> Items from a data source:

## Begin

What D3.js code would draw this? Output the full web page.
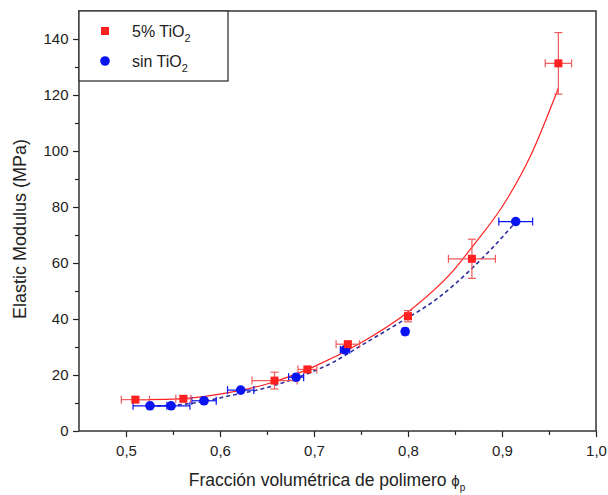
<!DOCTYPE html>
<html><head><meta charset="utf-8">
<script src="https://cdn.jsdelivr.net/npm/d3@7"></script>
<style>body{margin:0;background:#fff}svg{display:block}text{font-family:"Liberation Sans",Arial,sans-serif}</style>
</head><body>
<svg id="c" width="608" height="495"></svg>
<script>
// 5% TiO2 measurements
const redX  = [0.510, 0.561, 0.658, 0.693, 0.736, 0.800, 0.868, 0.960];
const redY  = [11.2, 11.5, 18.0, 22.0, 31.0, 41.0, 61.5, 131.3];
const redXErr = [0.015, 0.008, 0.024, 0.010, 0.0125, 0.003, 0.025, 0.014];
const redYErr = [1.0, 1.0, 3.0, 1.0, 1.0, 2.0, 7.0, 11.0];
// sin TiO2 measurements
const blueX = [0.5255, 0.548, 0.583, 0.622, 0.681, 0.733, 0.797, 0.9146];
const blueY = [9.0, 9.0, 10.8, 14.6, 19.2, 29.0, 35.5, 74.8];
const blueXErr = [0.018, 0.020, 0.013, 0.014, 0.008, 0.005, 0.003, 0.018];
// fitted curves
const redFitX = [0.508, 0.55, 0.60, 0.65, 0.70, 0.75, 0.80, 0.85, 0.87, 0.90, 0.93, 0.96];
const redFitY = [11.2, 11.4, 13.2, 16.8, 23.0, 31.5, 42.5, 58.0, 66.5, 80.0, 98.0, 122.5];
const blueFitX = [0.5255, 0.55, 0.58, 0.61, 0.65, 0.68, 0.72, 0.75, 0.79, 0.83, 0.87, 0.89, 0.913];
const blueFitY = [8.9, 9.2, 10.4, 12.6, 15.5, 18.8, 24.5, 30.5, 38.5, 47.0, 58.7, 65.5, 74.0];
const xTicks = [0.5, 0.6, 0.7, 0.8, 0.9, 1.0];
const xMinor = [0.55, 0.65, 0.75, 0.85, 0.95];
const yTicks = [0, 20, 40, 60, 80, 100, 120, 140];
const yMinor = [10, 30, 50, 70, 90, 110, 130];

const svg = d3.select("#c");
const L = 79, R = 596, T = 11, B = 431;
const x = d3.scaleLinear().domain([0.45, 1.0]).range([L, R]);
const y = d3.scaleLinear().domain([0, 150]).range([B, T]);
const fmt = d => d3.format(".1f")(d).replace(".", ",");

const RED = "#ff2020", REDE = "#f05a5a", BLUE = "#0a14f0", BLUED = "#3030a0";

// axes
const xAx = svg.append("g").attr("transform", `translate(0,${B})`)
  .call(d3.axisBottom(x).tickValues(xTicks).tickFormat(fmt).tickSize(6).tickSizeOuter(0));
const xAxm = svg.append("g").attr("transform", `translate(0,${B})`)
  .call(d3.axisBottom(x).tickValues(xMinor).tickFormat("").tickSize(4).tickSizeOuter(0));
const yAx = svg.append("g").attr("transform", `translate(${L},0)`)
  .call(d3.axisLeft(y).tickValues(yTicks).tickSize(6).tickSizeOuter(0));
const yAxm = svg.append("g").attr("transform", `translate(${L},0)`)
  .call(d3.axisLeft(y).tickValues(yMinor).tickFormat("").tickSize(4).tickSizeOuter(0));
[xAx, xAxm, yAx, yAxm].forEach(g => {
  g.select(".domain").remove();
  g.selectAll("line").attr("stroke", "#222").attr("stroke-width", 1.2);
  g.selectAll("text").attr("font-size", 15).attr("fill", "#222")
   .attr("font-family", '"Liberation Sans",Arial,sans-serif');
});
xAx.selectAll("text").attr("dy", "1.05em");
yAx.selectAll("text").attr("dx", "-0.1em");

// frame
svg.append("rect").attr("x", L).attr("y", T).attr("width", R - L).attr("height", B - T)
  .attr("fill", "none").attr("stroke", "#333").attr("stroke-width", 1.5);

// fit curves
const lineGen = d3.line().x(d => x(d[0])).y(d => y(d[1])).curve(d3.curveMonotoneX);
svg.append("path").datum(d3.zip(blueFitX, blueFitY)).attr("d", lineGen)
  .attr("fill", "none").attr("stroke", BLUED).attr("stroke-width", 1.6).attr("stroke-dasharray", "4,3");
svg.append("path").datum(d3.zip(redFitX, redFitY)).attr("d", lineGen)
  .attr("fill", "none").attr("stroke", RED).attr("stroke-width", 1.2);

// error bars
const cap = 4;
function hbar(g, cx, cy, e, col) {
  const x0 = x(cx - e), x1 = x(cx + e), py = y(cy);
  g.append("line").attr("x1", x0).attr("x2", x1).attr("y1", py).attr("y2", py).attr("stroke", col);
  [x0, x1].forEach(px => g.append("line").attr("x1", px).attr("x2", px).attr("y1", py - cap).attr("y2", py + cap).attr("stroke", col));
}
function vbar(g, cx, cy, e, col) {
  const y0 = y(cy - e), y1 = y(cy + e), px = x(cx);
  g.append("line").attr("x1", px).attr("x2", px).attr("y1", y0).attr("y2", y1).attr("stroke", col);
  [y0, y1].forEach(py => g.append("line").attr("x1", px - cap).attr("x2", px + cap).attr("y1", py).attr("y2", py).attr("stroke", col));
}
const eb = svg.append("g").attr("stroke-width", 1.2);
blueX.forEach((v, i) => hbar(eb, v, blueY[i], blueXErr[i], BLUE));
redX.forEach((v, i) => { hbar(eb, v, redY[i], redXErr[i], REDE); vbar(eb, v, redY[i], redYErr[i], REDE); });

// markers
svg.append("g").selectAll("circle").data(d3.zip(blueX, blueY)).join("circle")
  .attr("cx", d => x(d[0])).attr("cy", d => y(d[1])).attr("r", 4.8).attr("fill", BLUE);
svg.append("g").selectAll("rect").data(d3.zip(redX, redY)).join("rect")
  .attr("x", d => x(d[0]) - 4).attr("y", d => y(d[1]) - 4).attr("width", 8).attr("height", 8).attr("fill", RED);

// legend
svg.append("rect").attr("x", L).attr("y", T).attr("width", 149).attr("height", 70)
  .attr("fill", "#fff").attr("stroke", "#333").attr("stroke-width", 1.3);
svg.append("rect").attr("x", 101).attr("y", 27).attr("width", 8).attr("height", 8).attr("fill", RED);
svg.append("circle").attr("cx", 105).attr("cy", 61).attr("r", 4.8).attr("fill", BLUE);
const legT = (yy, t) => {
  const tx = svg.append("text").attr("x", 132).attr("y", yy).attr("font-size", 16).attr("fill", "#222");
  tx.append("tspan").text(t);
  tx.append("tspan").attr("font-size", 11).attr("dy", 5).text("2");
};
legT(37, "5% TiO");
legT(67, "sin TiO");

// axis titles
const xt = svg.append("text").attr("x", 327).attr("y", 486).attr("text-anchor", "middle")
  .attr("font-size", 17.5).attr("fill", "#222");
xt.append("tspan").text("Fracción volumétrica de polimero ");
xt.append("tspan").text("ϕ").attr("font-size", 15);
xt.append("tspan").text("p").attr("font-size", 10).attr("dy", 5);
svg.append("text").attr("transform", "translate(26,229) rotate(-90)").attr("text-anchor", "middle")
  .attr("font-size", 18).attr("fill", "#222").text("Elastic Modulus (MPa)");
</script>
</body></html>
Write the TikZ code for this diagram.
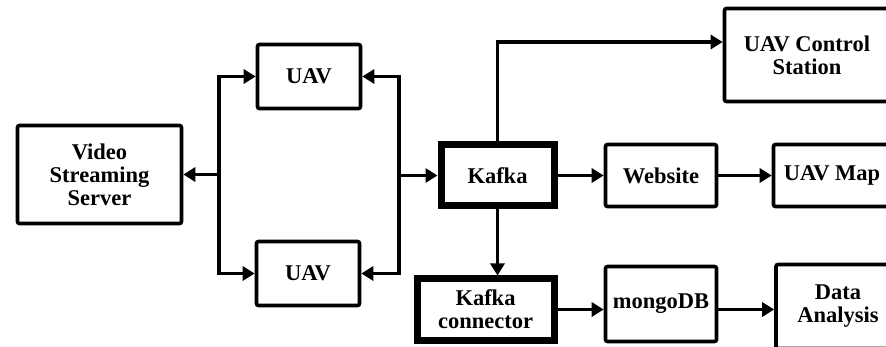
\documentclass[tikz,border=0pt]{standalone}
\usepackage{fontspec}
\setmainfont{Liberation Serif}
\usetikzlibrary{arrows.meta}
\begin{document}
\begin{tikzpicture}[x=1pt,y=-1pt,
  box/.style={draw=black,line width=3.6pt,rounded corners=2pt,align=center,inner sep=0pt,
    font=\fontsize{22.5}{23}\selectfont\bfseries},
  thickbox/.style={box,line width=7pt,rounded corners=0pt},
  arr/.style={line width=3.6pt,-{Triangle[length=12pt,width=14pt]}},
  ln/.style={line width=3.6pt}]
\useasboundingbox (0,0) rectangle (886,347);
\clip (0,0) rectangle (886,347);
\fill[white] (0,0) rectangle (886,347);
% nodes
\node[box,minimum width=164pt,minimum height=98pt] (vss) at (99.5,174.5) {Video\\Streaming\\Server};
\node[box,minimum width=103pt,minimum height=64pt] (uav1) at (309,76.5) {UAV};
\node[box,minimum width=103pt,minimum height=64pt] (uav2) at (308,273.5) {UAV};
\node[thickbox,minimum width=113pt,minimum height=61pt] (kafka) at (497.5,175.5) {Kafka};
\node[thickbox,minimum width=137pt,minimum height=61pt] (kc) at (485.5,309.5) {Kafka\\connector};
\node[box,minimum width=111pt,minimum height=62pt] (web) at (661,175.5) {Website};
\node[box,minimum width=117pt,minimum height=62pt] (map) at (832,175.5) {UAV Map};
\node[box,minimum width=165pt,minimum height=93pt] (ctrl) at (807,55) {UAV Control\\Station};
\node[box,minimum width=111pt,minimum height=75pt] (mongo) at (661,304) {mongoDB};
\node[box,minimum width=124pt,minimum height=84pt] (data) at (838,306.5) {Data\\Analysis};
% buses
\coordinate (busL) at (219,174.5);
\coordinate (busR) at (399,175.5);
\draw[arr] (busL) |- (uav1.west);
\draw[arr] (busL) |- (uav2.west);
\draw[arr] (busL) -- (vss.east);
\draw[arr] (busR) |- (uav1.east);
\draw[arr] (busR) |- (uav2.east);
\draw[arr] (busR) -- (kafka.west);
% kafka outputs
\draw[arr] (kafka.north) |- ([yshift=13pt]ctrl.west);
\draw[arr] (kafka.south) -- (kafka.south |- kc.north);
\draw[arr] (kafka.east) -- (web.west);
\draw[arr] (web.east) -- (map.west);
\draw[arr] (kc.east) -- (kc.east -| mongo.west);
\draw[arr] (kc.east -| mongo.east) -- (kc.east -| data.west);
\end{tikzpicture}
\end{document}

## End

Each line from the one that contains "Write the TikZ code for this diagram." to the end of the listing must be quoted exactly; no other line and no picture belongs in the copy.

> THE RESPONSE:
Write the TikZ code for this diagram.
\documentclass[tikz,border=0pt]{standalone}
\usepackage{fontspec}
\setmainfont{Liberation Serif}
\usetikzlibrary{arrows.meta}
\begin{document}
\begin{tikzpicture}[x=1pt,y=-1pt,
  box/.style={draw=black,line width=3.6pt,rounded corners=2pt,align=center,inner sep=0pt,
    font=\fontsize{22.5}{23}\selectfont\bfseries},
  thickbox/.style={box,line width=7pt,rounded corners=0pt},
  arr/.style={line width=3.6pt,-{Triangle[length=12pt,width=14pt]}},
  ln/.style={line width=3.6pt}]
\useasboundingbox (0,0) rectangle (886,347);
\clip (0,0) rectangle (886,347);
\fill[white] (0,0) rectangle (886,347);
% nodes
\node[box,minimum width=164pt,minimum height=98pt] (vss) at (99.5,174.5) {Video\\Streaming\\Server};
\node[box,minimum width=103pt,minimum height=64pt] (uav1) at (309,76.5) {UAV};
\node[box,minimum width=103pt,minimum height=64pt] (uav2) at (308,273.5) {UAV};
\node[thickbox,minimum width=113pt,minimum height=61pt] (kafka) at (497.5,175.5) {Kafka};
\node[thickbox,minimum width=137pt,minimum height=61pt] (kc) at (485.5,309.5) {Kafka\\connector};
\node[box,minimum width=111pt,minimum height=62pt] (web) at (661,175.5) {Website};
\node[box,minimum width=117pt,minimum height=62pt] (map) at (832,175.5) {UAV Map};
\node[box,minimum width=165pt,minimum height=93pt] (ctrl) at (807,55) {UAV Control\\Station};
\node[box,minimum width=111pt,minimum height=75pt] (mongo) at (661,304) {mongoDB};
\node[box,minimum width=124pt,minimum height=84pt] (data) at (838,306.5) {Data\\Analysis};
% buses
\coordinate (busL) at (219,174.5);
\coordinate (busR) at (399,175.5);
\draw[arr] (busL) |- (uav1.west);
\draw[arr] (busL) |- (uav2.west);
\draw[arr] (busL) -- (vss.east);
\draw[arr] (busR) |- (uav1.east);
\draw[arr] (busR) |- (uav2.east);
\draw[arr] (busR) -- (kafka.west);
% kafka outputs
\draw[arr] (kafka.north) |- ([yshift=13pt]ctrl.west);
\draw[arr] (kafka.south) -- (kafka.south |- kc.north);
\draw[arr] (kafka.east) -- (web.west);
\draw[arr] (web.east) -- (map.west);
\draw[arr] (kc.east) -- (kc.east -| mongo.west);
\draw[arr] (kc.east -| mongo.east) -- (kc.east -| data.west);
\end{tikzpicture}
\end{document}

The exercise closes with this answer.